YOUR INSTRUCTIONS: Go through the material below and copy all lines with "this".

INFORMATION GIVEN:
***

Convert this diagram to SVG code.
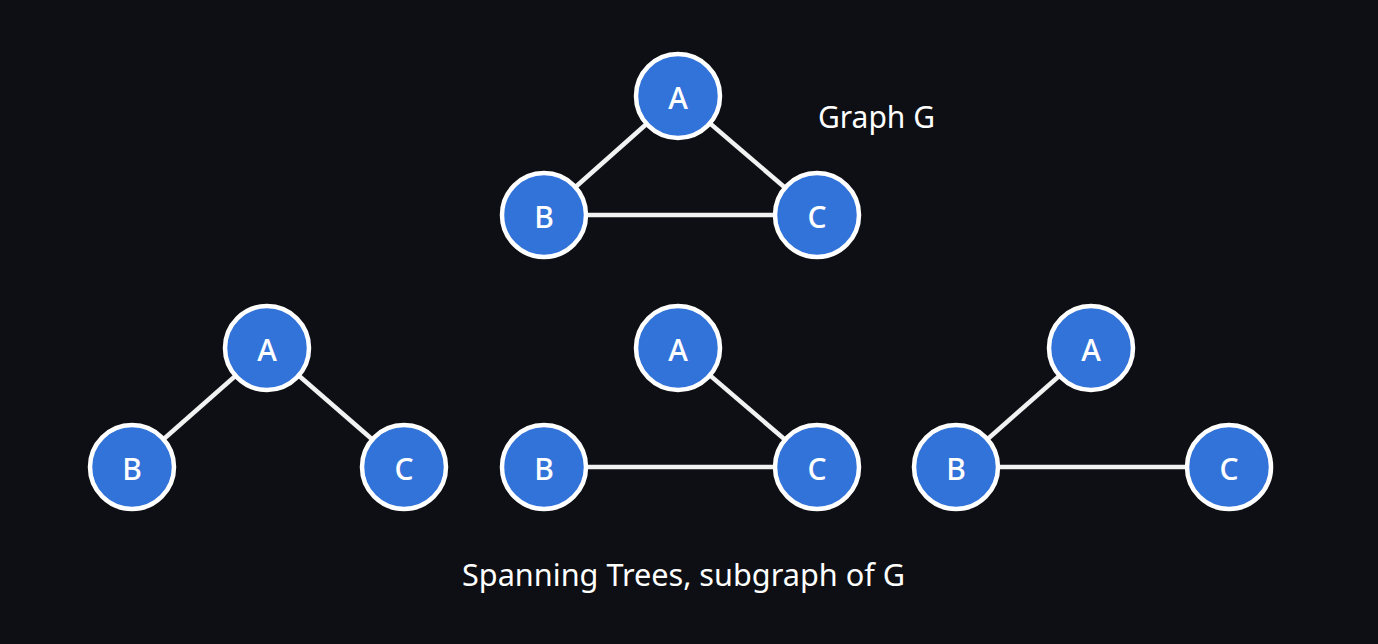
<svg xmlns="http://www.w3.org/2000/svg" width="1378" height="644" viewBox="0 0 1378 644">
<style>
.n circle{fill:#3273da;stroke:#ffffff;stroke-width:4.5}
.n text{fill:#ffffff;font-family:"Noto Sans","Open Sans",sans-serif;font-size:30px;font-weight:500;text-anchor:middle;dominant-baseline:central}
.e line{stroke:#f2f2f2;stroke-width:4.5}
.lbl{fill:#ffffff;font-family:"Noto Sans","Open Sans",sans-serif;font-size:30px}
</style>
<rect width="1378" height="644" fill="#0e0f14"/>
<g id="connectors" class="e">
<line x1="678" y1="96" x2="544" y2="215"/>
<line x1="678" y1="96" x2="817" y2="215"/>
<line x1="544" y1="215" x2="817" y2="215"/>
<line x1="267" y1="348" x2="132" y2="467"/>
<line x1="267" y1="348" x2="404" y2="467"/>
<line x1="678" y1="348" x2="817" y2="467"/>
<line x1="544" y1="467" x2="817" y2="467"/>
<line x1="1091" y1="348" x2="956" y2="467"/>
<line x1="956" y1="467" x2="1229" y2="467"/>
</g>
<g id="g-A" class="n"><circle cx="678" cy="96" r="42"/><text x="678" y="97">A</text></g>
<g id="g-B" class="n"><circle cx="544" cy="215" r="42"/><text x="544" y="216">B</text></g>
<g id="g-C" class="n"><circle cx="817" cy="215" r="42"/><text x="817" y="216">C</text></g>
<g id="t1-A" class="n"><circle cx="267" cy="348" r="42"/><text x="267" y="349">A</text></g>
<g id="t1-B" class="n"><circle cx="132" cy="467" r="42"/><text x="132" y="468">B</text></g>
<g id="t1-C" class="n"><circle cx="404" cy="467" r="42"/><text x="404" y="468">C</text></g>
<g id="t2-A" class="n"><circle cx="678" cy="348" r="42"/><text x="678" y="349">A</text></g>
<g id="t2-B" class="n"><circle cx="544" cy="467" r="42"/><text x="544" y="468">B</text></g>
<g id="t2-C" class="n"><circle cx="817" cy="467" r="42"/><text x="817" y="468">C</text></g>
<g id="t3-A" class="n"><circle cx="1091" cy="348" r="42"/><text x="1091" y="349">A</text></g>
<g id="t3-B" class="n"><circle cx="956" cy="467" r="42"/><text x="956" y="468">B</text></g>
<g id="t3-C" class="n"><circle cx="1229" cy="467" r="42"/><text x="1229" y="468">C</text></g>
<g id="labels">
<text class="lbl" x="818" y="128" textLength="117" lengthAdjust="spacingAndGlyphs">Graph G</text>
<text class="lbl" x="462" y="586" textLength="443" lengthAdjust="spacingAndGlyphs">Spanning Trees, subgraph of G</text>
</g>
</svg>
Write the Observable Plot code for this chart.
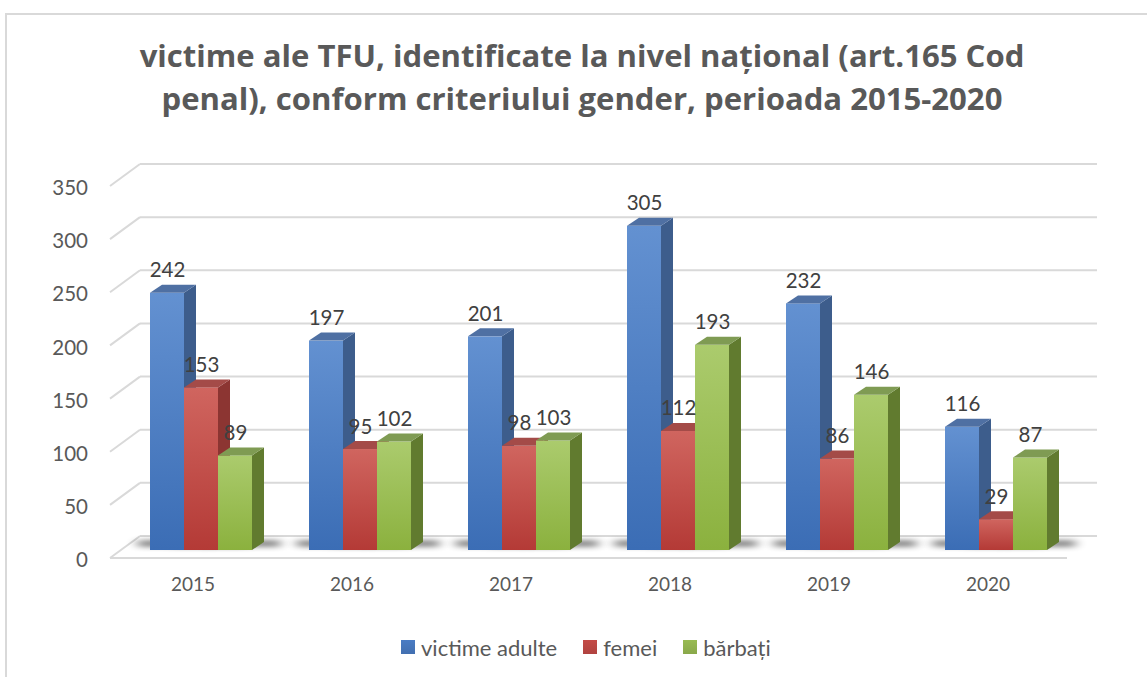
<!DOCTYPE html>
<html><head><meta charset="utf-8">
<script src="https://cdn.jsdelivr.net/npm/d3@7"></script>
<script src="https://cdn.jsdelivr.net/npm/@observablehq/plot@0.6"></script>
<style>
body{margin:0;background:#fff;font-family:Lato,"Open Sans",sans-serif;}
#wrap{position:relative;width:1147px;height:677px;overflow:hidden;background:#fff;}
#frame{position:absolute;left:5px;top:13px;width:1200px;height:700px;border-left:2px solid #d9d9d9;border-top:2px solid #d9d9d9;}
#title{position:absolute;left:0;top:0;width:1147px;text-align:center;font-family:"Open Sans",Lato,sans-serif;font-weight:bold;color:#595959;white-space:nowrap;}
#title div{position:absolute;left:0;width:1147px;text-align:center;padding-left:17px;box-sizing:border-box;line-height:1;}
#chart{position:absolute;left:0;top:150px;}
#legend{position:absolute;left:401px;top:634px;height:26px;display:flex;align-items:center;font-size:22px;color:#595959;}
.item{display:flex;align-items:center;margin-right:26px;}
.sw{width:14px;height:14px;margin-right:6px;}
</style></head>
<body>
<div id="wrap">
  <div id="frame"></div>
  <div id="title"><div id="t1"><span>victime ale TFU, identificate la nivel național (art.165 Cod</span></div><div id="t2"><span>penal), conform criteriului gender, perioada 2015-2020</span></div></div>
  <div id="chart"></div>
  <div id="legend"></div>
</div>
<script>
const years = ["2015","2016","2017","2018","2019","2020"];
const series = ["victime adulte","femei","bărbați"];
const adulte = [242,197,201,305,232,116];
const femei = [153,95,98,112,86,29];
const barbati = [89,102,103,193,146,87];
const yTicks = [0,50,100,150,200,250,300,350];
const swatch = ["#4a7cc4","#c44b47","#98bb52"];

// title fitting: line 1 spans ~885px, baselines at 68 and 111
(function() {
  const t1 = document.querySelector("#t1"), t2 = document.querySelector("#t2");
  const s1 = t1.querySelector("span");
  t1.style.fontSize = "30px"; t2.style.fontSize = "30px";
  const w = s1.getBoundingClientRect().width;
  const fs = 30 * 885 / w;
  t1.style.fontSize = fs + "px"; t2.style.fontSize = fs + "px";
  const base = (1.069 - 0.181) * fs;
  t1.style.top = (68 - base) + "px";
  t2.style.top = (111 - base) + "px";
})();

const values = [adulte, femei, barbati];
const data = years.flatMap((yr,i) => series.map((s,j) => ({year: yr, series: s, value: values[j][i]})));

const plot = Plot.plot({
  width: 1147, height: 460,
  marginLeft: 120, marginRight: 72, marginTop: 28, marginBottom: 60,
  fx: {domain: years, padding: 0, axis: null},
  x: {domain: series, paddingInner: 0, paddingOuter: 0.774, axis: null},
  y: {domain: [0,350], axis: null},
  color: {domain: series, range: ["url(#gBlue)","url(#gRed)","url(#gGreen)"]},
  style: {fontFamily: "Lato, 'Open Sans', sans-serif", background: "transparent", overflow: "visible"},
  marks: [
    Plot.barY(data, {fx: "year", x: "series", y: "value", fill: "series"}),
    Plot.text(data, {fx: "year", x: "series", y: "value", text: d => String(d.value), dy: -16, lineAnchor: "bottom", fontSize: 20.5, fill: "#404040"}),
    Plot.text(years, {fx: d => d, text: d => d, frameAnchor: "bottom", dy: 40, dx: -8, fontSize: 19, fill: "#595959"})
  ]
});
document.getElementById("chart").appendChild(plot);

const svg = d3.select(plot);
const ys = plot.scale("y");
const Y = v => ys.apply(v);

// gradients
const defs = svg.insert("defs", ":first-child");
function grad(id, c1, c2) {
  const g = defs.append("linearGradient").attr("id", id).attr("x1", 0).attr("y1", 0).attr("x2", 0).attr("y2", 1);
  g.append("stop").attr("offset", "0%").attr("stop-color", c1);
  g.append("stop").attr("offset", "100%").attr("stop-color", c2);
}
grad("gBlue", "#6391d1", "#3b6db5");
grad("gRed", "#d0655f", "#b43a36");
grad("gGreen", "#abcb6d", "#8bb13e");
defs.append("filter").attr("id", "blur").attr("x", "-20%").attr("y", "-200%").attr("width", "140%").attr("height", "500%")
  .append("feGaussianBlur").attr("stdDeviation", "6 2.5");

// background: walls, gridlines, ticks
const bg = svg.insert("g", "g");
const L0 = 110, L1 = 140, R1 = 1097, R0 = 1067, back = -14, front = 8;
for (const v of yTicks) {
  const y = Y(v);
  bg.append("line").attr("x1", L1).attr("x2", R1).attr("y1", y + back).attr("y2", y + back).attr("stroke", "#d9d9d9").attr("stroke-width", 2);
  bg.append("line").attr("x1", L0).attr("x2", L1).attr("y1", y + front).attr("y2", y + back).attr("stroke", "#d9d9d9").attr("stroke-width", 2);
  bg.append("text").attr("x", 88).attr("y", y + 10).attr("dy", "0.35em").attr("text-anchor", "end")
    .attr("font-size", 20.5).attr("fill", "#595959").text(v);
}
const y0 = Y(0);
bg.append("line").attr("x1", L0).attr("x2", R0).attr("y1", y0 + front).attr("y2", y0 + front).attr("stroke", "#d9d9d9").attr("stroke-width", 2);

// 3D faces and cast shadows
const dX = 12, dY = -8;
const ns = "http://www.w3.org/2000/svg";
const sideCol = {"url(#gBlue)": "#3d5d8c", "url(#gRed)": "#8c3532", "url(#gGreen)": "#617b2f"};
const topCol = {"url(#gBlue)": "#4f70a3", "url(#gRed)": "#a44b48", "url(#gGreen)": "#7f9b53"};
svg.selectAll('g[aria-label="bar"] rect').each(function() {
  const r = d3.select(this);
  const x = +r.attr("x"), y = +r.attr("y"), w = +r.attr("width"), h = +r.attr("height");
  const f = r.attr("fill");
  const parent = this.parentNode;
  let sh = parent.querySelector("g.shadow");
  if (!sh) { sh = document.createElementNS(ns, "g"); sh.setAttribute("class", "shadow"); sh.setAttribute("opacity", 0.45); parent.insertBefore(sh, parent.firstChild); }
  const s = document.createElementNS(ns, "rect");
  s.setAttribute("x", x - 12); s.setAttribute("width", w + 40);
  s.setAttribute("y", y + h - 10); s.setAttribute("height", 7);
  s.setAttribute("fill", "#000"); s.setAttribute("filter", "url(#blur)");
  sh.appendChild(s);
  const side = document.createElementNS(ns, "polygon");
  side.setAttribute("points", `${x+w},${y} ${x+w+dX},${y+dY} ${x+w+dX},${y+h+dY} ${x+w},${y+h}`);
  side.setAttribute("fill", sideCol[f]);
  const top = document.createElementNS(ns, "polygon");
  top.setAttribute("points", `${x},${y} ${x+dX},${y+dY} ${x+w+dX},${y+dY} ${x+w},${y}`);
  top.setAttribute("fill", topCol[f]);
  parent.insertBefore(top, this.nextSibling);
  parent.insertBefore(side, this.nextSibling);
});

// legend
const leg = d3.select("#legend");
series.forEach((s, i) => {
  const it = leg.append("div").attr("class", "item");
  it.append("div").attr("class", "sw").style("background", `linear-gradient(${swatch[i]}, ${d3.color(swatch[i]).darker(0.3)})`);
  it.append("span").text(s);
});
</script>
</body></html>
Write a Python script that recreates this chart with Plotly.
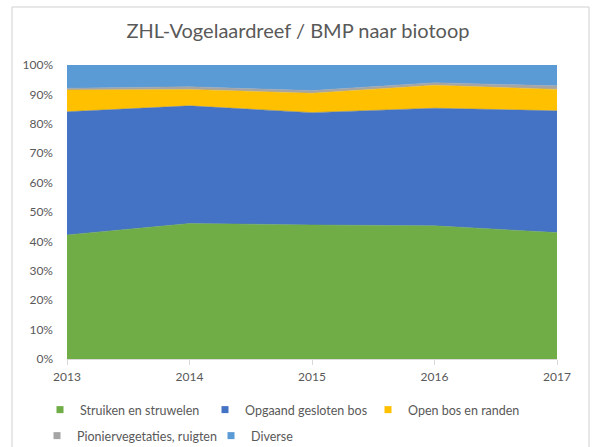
import plotly.graph_objects as go

years = [2013, 2014, 2015, 2016, 2017]
series_names = ["Struiken en struwelen", "Opgaand gesloten bos", "Open bos en randen",
                "Pioniervegetaties, ruigten", "Diverse"]
struiken = [42.2, 46.1, 45.6, 45.3, 43.0]
opgaand = [41.9, 40.0, 38.2, 40.0, 41.4]
open_bos = [7.4, 5.6, 6.6, 7.8, 7.3]
pionier = [0.6, 0.9, 0.9, 0.9, 1.2]
diverse = [7.9, 7.4, 8.7, 6.0, 7.1]
series_values = [struiken, opgaand, open_bos, pionier, diverse]
colors = ["#70AD47", "#4472C4", "#FFC000", "#A5A5A5", "#5B9BD5"]

FONT = "Lato, Carlito, Calibri, sans-serif"
W, H = 596, 447
legend_ids = ["legend", "legend2", "legend3", "legend4", "legend5"]
# legend placement (px from the top-left of the chart)
legend_x_px = [40, 205, 368, 37, 211]
legend_y_px = [410, 410, 410, 436, 436]

fig = go.Figure()
for name, vals, col in zip(series_names, series_values, colors):
    fig.add_trace(go.Scatter(
        x=years, y=vals, name=name, mode="lines", stackgroup="one", groupnorm="percent",
        line=dict(width=0.5, color=col), fillcolor=col, showlegend=False,
    ))
# legend keys (small squares, like the original)
for name, col, lg in zip(series_names, colors, legend_ids):
    fig.add_trace(go.Scatter(
        x=[None], y=[None], name=name, mode="markers", legend=lg,
        marker=dict(symbol="square", size=7, color=col, line=dict(width=0)),
        hoverinfo="skip",
    ))

legfont = dict(family=FONT, size=12.5, color="#595959")
legends = {}
for lg, lx, ly in zip(legend_ids, legend_x_px, legend_y_px):
    legends[lg] = dict(orientation="h", xref="container", yref="container",
                       x=lx / W, xanchor="left", y=1 - ly / H, yanchor="middle",
                       font=legfont, itemwidth=30, bgcolor="rgba(0,0,0,0)")

fig.update_layout(
    width=W, height=H,
    margin=dict(l=67, r=39, t=65, b=88, autoexpand=False),
    paper_bgcolor="white", plot_bgcolor="white",
    font=dict(family=FONT, size=12, color="#595959"),
    title=dict(text="ZHL-Vogelaardreef / BMP naar biotoop", x=0.5, xanchor="center",
               y=1 - 31 / H, yanchor="middle",
               font=dict(family=FONT, size=20, color="#595959")),
    showlegend=True,
    **legends,
    xaxis=dict(range=[2013, 2017], tickmode="array", tickvals=years,
               ticktext=[str(y) for y in years], ticks="outside", ticklen=5,
               tickcolor="#D9D9D9", showline=True, linecolor="#D9D9D9",
               showgrid=False, zeroline=False, ticklabelstandoff=2,
               tickfont=dict(family=FONT, size=12, color="#595959")),
    yaxis=dict(range=[0, 100], tickmode="array", tickvals=list(range(0, 101, 10)),
               ticktext=[f"{v}%" for v in range(0, 101, 10)],
               showgrid=True, gridcolor="#D9D9D9", zeroline=False, showline=False,
               ticklabelstandoff=13,
               tickfont=dict(family=FONT, size=12, color="#595959")),
    shapes=[dict(type="rect", xref="paper", yref="paper",
                 x0=-55 / 490, x1=(589 - 67) / 490, y0=-(447 - 359 + 5) / 294,
                 y1=(359 - 7) / 294, line=dict(color="#D0D0D0", width=1),
                 fillcolor="rgba(0,0,0,0)", layer="above")],
)

fig.write_html("out.html", config={"displayModeBar": False},
               post_script="document.body.style.margin='0';")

***

RESULT OF THE EXERCISE:
Convert this diagram to SVG code.
Write the Observable Plot code for this chart.
  const r = d3.select(this);
  const parent = this.parentNode;
  parent.insertBefore(top, this.nextSibling);
  parent.insertBefore(side, this.nextSibling);
Write a Python script that recreates this chart with Plotly.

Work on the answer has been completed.